**TASK DETAILS**
Starting at the first line of the listing below, repeat each line up to and including the one containing "1.91e-3, 1.915e-3, 1.915e-3];". Leave out pictures.

**DATA EXTRACT**
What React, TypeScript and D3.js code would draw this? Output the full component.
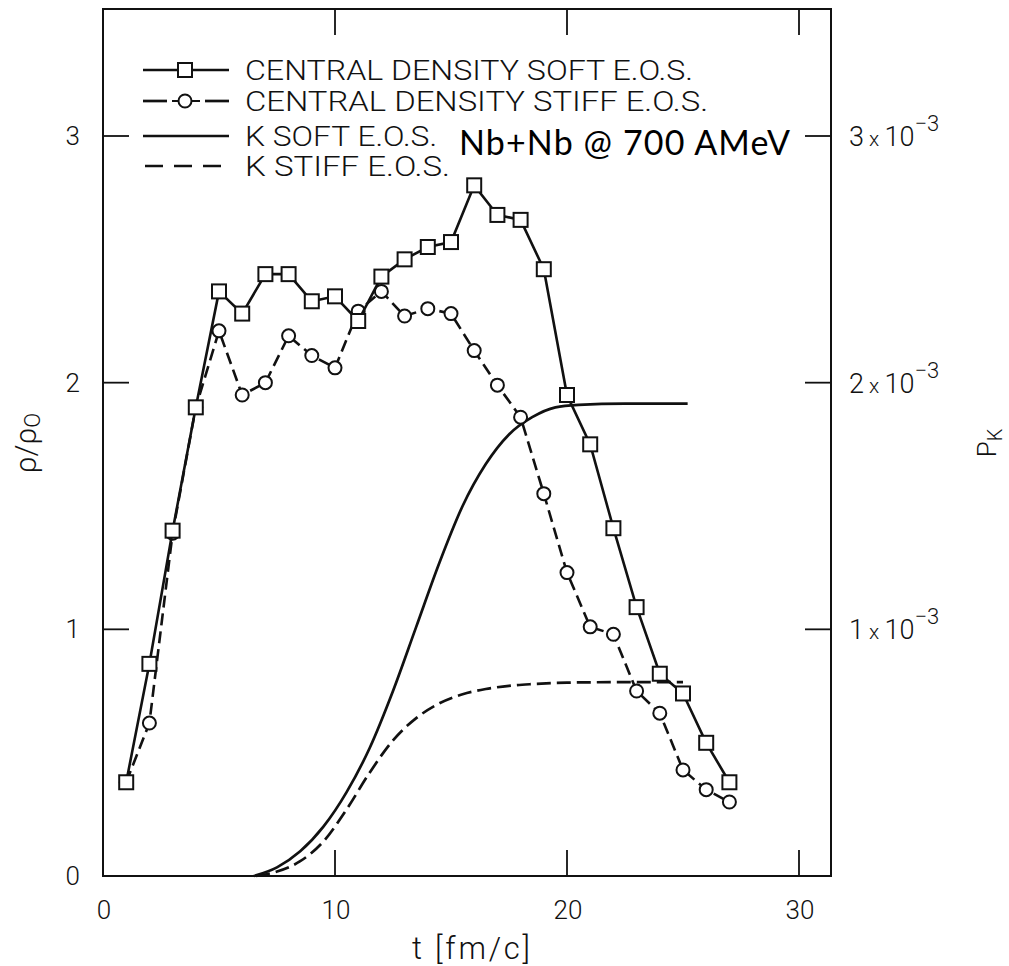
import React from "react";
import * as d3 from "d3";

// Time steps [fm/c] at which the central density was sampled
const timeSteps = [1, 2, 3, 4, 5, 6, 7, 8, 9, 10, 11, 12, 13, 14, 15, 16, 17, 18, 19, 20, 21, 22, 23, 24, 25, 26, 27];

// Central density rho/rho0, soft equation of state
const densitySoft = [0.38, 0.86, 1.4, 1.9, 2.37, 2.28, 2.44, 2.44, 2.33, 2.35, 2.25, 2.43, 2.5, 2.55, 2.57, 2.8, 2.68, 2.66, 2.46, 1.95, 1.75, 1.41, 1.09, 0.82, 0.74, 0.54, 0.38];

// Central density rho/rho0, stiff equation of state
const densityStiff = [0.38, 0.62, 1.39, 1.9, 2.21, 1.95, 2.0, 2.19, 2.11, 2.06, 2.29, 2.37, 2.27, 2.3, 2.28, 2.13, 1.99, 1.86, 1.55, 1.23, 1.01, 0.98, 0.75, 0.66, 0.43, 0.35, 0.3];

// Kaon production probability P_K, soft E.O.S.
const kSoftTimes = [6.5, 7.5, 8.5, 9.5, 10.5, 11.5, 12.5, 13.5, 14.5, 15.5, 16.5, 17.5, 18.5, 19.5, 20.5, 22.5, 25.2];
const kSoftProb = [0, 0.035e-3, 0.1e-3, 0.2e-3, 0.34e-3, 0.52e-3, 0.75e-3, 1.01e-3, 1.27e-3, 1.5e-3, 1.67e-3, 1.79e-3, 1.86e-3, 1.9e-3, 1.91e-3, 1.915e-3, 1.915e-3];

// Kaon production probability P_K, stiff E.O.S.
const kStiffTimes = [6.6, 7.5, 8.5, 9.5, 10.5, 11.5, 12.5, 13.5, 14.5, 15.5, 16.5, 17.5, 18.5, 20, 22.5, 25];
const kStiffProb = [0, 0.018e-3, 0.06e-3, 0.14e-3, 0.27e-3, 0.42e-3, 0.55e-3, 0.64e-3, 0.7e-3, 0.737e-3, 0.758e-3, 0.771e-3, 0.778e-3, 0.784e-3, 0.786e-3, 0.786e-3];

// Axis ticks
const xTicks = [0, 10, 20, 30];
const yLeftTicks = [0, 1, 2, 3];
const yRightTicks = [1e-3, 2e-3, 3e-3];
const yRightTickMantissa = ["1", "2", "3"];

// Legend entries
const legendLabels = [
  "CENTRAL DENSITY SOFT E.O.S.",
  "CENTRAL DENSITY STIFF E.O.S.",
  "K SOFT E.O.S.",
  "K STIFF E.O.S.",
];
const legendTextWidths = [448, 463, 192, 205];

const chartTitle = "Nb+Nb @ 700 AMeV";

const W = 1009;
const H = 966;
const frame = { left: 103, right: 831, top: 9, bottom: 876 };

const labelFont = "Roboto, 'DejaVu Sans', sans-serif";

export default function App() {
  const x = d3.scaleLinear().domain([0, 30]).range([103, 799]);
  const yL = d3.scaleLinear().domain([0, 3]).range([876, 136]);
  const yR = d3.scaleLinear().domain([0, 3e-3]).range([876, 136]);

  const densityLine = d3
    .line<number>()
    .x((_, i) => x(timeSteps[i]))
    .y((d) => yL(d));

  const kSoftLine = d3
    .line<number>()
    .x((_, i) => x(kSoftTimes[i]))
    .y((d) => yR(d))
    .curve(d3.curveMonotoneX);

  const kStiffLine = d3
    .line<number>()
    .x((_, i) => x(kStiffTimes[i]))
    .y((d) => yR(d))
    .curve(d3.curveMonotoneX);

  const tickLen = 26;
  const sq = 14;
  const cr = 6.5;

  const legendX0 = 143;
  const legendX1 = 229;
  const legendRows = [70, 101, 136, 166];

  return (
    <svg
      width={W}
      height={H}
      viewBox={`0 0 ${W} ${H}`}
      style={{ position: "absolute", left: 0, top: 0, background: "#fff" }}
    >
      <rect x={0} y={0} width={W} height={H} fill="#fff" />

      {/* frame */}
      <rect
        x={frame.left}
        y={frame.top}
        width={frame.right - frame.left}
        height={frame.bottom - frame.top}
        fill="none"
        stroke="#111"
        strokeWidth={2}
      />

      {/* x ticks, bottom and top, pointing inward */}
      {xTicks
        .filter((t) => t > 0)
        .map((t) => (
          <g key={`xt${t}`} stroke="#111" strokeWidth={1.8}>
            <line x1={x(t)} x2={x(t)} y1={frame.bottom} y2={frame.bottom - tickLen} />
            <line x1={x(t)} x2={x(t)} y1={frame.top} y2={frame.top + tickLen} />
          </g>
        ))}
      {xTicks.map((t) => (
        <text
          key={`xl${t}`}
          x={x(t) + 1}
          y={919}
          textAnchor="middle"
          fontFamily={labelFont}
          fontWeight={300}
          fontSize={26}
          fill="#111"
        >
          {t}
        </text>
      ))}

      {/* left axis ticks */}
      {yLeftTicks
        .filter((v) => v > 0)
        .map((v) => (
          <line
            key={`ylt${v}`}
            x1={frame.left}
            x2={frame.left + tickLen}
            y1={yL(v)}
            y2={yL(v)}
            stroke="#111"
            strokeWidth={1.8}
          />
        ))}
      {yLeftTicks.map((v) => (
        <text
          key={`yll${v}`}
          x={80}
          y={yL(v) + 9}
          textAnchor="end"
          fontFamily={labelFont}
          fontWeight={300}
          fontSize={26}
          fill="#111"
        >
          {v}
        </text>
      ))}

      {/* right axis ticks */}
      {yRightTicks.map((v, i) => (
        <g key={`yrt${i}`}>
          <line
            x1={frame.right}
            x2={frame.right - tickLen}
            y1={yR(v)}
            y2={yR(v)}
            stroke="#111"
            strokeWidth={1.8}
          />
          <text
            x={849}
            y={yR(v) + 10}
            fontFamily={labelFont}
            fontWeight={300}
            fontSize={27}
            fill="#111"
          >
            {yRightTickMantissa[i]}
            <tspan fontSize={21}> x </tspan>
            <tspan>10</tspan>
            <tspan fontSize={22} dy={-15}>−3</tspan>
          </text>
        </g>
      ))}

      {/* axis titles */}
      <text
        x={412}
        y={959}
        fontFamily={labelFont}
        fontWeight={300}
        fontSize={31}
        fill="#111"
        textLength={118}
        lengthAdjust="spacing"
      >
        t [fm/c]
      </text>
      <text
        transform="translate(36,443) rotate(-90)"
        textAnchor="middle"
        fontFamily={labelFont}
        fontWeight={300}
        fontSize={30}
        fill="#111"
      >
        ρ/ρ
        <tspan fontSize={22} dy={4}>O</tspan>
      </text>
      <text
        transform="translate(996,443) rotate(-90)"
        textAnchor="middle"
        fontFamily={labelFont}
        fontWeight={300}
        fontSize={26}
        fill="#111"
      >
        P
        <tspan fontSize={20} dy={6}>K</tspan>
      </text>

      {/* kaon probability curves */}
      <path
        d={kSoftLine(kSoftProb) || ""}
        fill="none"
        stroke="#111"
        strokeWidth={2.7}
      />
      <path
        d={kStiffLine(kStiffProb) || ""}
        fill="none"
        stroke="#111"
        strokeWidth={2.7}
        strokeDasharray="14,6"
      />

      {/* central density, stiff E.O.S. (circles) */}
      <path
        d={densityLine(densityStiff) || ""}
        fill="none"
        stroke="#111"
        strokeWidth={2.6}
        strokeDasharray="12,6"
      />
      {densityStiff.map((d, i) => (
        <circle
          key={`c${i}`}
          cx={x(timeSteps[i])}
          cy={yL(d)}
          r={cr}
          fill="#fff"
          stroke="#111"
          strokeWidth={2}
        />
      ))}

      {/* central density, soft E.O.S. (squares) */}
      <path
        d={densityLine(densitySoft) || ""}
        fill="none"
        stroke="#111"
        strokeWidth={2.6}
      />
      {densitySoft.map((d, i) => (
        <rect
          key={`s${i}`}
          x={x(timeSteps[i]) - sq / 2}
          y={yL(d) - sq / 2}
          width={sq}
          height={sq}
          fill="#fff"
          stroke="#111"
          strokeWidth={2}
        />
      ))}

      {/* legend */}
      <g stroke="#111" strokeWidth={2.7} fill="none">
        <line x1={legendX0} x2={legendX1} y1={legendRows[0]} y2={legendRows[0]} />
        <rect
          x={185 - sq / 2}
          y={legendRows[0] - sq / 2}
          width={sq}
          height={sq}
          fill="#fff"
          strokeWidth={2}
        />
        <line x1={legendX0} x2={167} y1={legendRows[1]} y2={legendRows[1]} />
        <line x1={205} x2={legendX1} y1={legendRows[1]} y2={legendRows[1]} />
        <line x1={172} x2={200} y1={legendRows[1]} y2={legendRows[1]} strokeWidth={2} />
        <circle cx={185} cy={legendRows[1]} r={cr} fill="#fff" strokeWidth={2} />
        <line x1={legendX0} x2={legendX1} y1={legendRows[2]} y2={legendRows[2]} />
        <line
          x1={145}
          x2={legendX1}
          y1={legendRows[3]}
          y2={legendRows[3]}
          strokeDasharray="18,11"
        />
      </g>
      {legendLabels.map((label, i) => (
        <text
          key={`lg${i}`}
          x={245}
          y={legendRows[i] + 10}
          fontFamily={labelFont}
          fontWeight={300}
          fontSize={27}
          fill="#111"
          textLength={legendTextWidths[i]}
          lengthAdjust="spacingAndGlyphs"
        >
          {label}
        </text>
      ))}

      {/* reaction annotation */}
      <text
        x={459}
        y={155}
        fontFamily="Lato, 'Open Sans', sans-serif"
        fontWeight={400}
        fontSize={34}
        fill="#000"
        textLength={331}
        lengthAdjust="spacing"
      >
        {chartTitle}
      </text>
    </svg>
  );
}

**EXERCISE RESPONSE**
What React, TypeScript and D3.js code would draw this? Output the full component.
import React from "react";
import * as d3 from "d3";

// Time steps [fm/c] at which the central density was sampled
const timeSteps = [1, 2, 3, 4, 5, 6, 7, 8, 9, 10, 11, 12, 13, 14, 15, 16, 17, 18, 19, 20, 21, 22, 23, 24, 25, 26, 27];

// Central density rho/rho0, soft equation of state
const densitySoft = [0.38, 0.86, 1.4, 1.9, 2.37, 2.28, 2.44, 2.44, 2.33, 2.35, 2.25, 2.43, 2.5, 2.55, 2.57, 2.8, 2.68, 2.66, 2.46, 1.95, 1.75, 1.41, 1.09, 0.82, 0.74, 0.54, 0.38];

// Central density rho/rho0, stiff equation of state
const densityStiff = [0.38, 0.62, 1.39, 1.9, 2.21, 1.95, 2.0, 2.19, 2.11, 2.06, 2.29, 2.37, 2.27, 2.3, 2.28, 2.13, 1.99, 1.86, 1.55, 1.23, 1.01, 0.98, 0.75, 0.66, 0.43, 0.35, 0.3];

// Kaon production probability P_K, soft E.O.S.
const kSoftTimes = [6.5, 7.5, 8.5, 9.5, 10.5, 11.5, 12.5, 13.5, 14.5, 15.5, 16.5, 17.5, 18.5, 19.5, 20.5, 22.5, 25.2];
const kSoftProb = [0, 0.035e-3, 0.1e-3, 0.2e-3, 0.34e-3, 0.52e-3, 0.75e-3, 1.01e-3, 1.27e-3, 1.5e-3, 1.67e-3, 1.79e-3, 1.86e-3, 1.9e-3, 1.91e-3, 1.915e-3, 1.915e-3];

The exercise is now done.